>> begin

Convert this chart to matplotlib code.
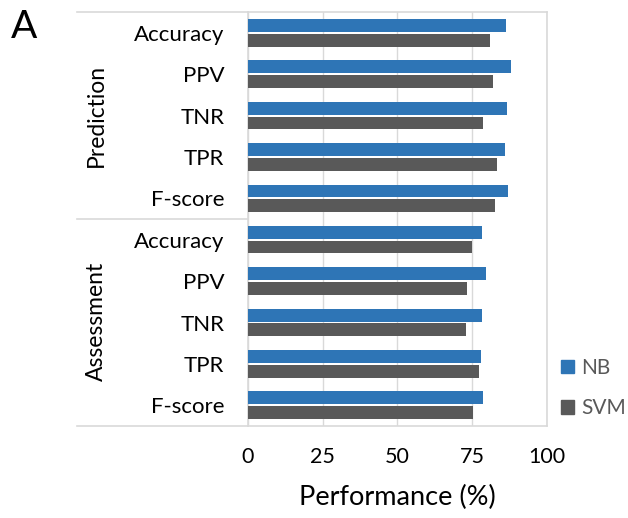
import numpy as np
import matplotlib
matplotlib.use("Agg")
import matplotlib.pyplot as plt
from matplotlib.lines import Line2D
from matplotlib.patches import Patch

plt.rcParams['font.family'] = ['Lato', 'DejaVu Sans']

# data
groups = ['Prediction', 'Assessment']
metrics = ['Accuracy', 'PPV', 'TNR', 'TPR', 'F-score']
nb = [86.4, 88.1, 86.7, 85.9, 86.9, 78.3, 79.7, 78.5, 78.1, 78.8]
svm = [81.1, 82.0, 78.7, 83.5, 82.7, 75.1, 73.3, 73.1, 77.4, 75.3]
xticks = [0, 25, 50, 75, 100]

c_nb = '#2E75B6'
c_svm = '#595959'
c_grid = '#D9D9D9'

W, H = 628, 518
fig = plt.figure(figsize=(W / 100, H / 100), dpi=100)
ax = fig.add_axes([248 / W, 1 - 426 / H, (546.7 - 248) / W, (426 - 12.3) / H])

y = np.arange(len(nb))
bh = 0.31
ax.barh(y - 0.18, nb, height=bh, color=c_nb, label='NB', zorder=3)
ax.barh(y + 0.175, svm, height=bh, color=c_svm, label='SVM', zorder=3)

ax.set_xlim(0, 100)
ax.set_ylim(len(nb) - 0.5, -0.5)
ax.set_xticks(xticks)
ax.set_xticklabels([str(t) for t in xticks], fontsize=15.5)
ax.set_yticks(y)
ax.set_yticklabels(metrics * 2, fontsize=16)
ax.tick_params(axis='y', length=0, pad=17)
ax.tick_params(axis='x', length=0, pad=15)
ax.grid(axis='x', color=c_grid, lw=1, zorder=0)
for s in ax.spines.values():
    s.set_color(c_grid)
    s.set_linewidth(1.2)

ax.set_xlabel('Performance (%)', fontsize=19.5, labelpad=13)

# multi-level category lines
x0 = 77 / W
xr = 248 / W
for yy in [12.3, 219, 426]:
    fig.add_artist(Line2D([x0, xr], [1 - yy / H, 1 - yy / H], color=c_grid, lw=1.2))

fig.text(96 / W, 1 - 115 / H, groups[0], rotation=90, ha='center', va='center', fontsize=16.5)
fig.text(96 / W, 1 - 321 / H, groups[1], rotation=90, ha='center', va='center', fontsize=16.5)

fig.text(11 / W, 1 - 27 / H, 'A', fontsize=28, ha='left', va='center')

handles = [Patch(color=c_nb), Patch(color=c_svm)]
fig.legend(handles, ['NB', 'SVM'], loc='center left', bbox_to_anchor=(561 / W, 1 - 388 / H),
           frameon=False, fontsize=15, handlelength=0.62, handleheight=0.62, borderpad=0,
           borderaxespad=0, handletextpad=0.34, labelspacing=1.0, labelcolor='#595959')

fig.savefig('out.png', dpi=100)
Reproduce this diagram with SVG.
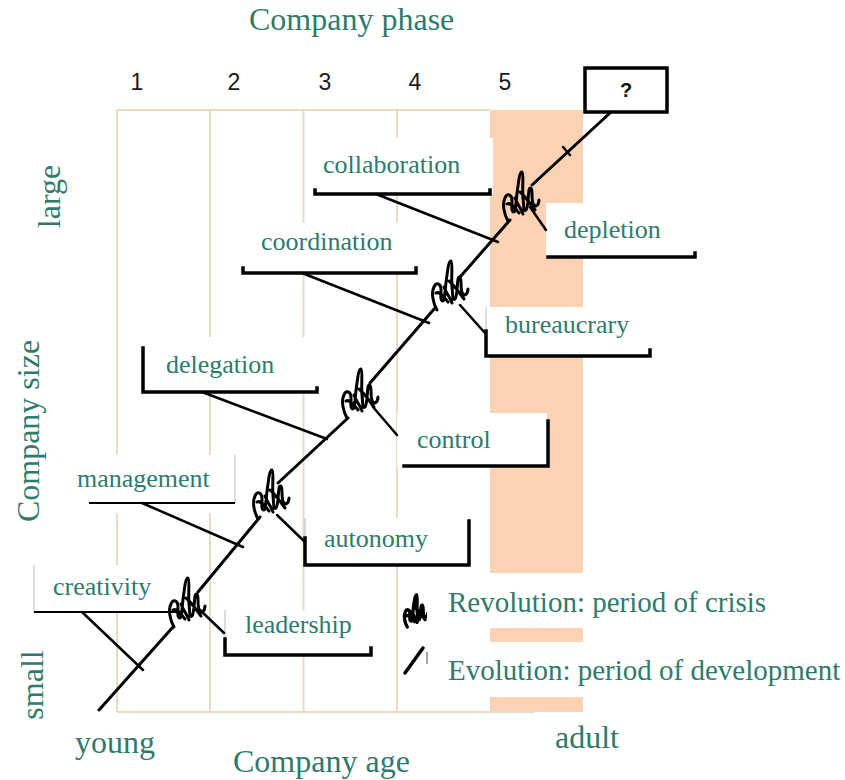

>> end

■ **PROBLEM REQUIREMENTS**: Write out the material above again, word for word, minus its pictures.

■ **WRITTEN REPLY**:
Convert this chart to matplotlib code.
import numpy as np
import matplotlib
matplotlib.use("Agg")
import matplotlib.pyplot as plt
from matplotlib.lines import Line2D
from matplotlib.patches import Patch

plt.rcParams['font.family'] = ['Lato', 'DejaVu Sans']

# data
groups = ['Prediction', 'Assessment']
metrics = ['Accuracy', 'PPV', 'TNR', 'TPR', 'F-score']
nb = [86.4, 88.1, 86.7, 85.9, 86.9, 78.3, 79.7, 78.5, 78.1, 78.8]
svm = [81.1, 82.0, 78.7, 83.5, 82.7, 75.1, 73.3, 73.1, 77.4, 75.3]
xticks = [0, 25, 50, 75, 100]

c_nb = '#2E75B6'
c_svm = '#595959'
c_grid = '#D9D9D9'

W, H = 628, 518
fig = plt.figure(figsize=(W / 100, H / 100), dpi=100)
ax = fig.add_axes([248 / W, 1 - 426 / H, (546.7 - 248) / W, (426 - 12.3) / H])

y = np.arange(len(nb))
bh = 0.31
ax.barh(y - 0.18, nb, height=bh, color=c_nb, label='NB', zorder=3)
ax.barh(y + 0.175, svm, height=bh, color=c_svm, label='SVM', zorder=3)

ax.set_xlim(0, 100)
ax.set_ylim(len(nb) - 0.5, -0.5)
ax.set_xticks(xticks)
ax.set_xticklabels([str(t) for t in xticks], fontsize=15.5)
ax.set_yticks(y)
ax.set_yticklabels(metrics * 2, fontsize=16)
ax.tick_params(axis='y', length=0, pad=17)
ax.tick_params(axis='x', length=0, pad=15)
ax.grid(axis='x', color=c_grid, lw=1, zorder=0)
for s in ax.spines.values():
    s.set_color(c_grid)
    s.set_linewidth(1.2)

ax.set_xlabel('Performance (%)', fontsize=19.5, labelpad=13)

# multi-level category lines
x0 = 77 / W
xr = 248 / W
for yy in [12.3, 219, 426]:
    fig.add_artist(Line2D([x0, xr], [1 - yy / H, 1 - yy / H], color=c_grid, lw=1.2))

fig.text(96 / W, 1 - 115 / H, groups[0], rotation=90, ha='center', va='center', fontsize=16.5)
fig.text(96 / W, 1 - 321 / H, groups[1], rotation=90, ha='center', va='center', fontsize=16.5)

fig.text(11 / W, 1 - 27 / H, 'A', fontsize=28, ha='left', va='center')

handles = [Patch(color=c_nb), Patch(color=c_svm)]
fig.legend(handles, ['NB', 'SVM'], loc='center left', bbox_to_anchor=(561 / W, 1 - 388 / H),
           frameon=False, fontsize=15, handlelength=0.62, handleheight=0.62, borderpad=0,
           borderaxespad=0, handletextpad=0.34, labelspacing=1.0, labelcolor='#595959')

fig.savefig('out.png', dpi=100)
Reproduce this diagram with SVG.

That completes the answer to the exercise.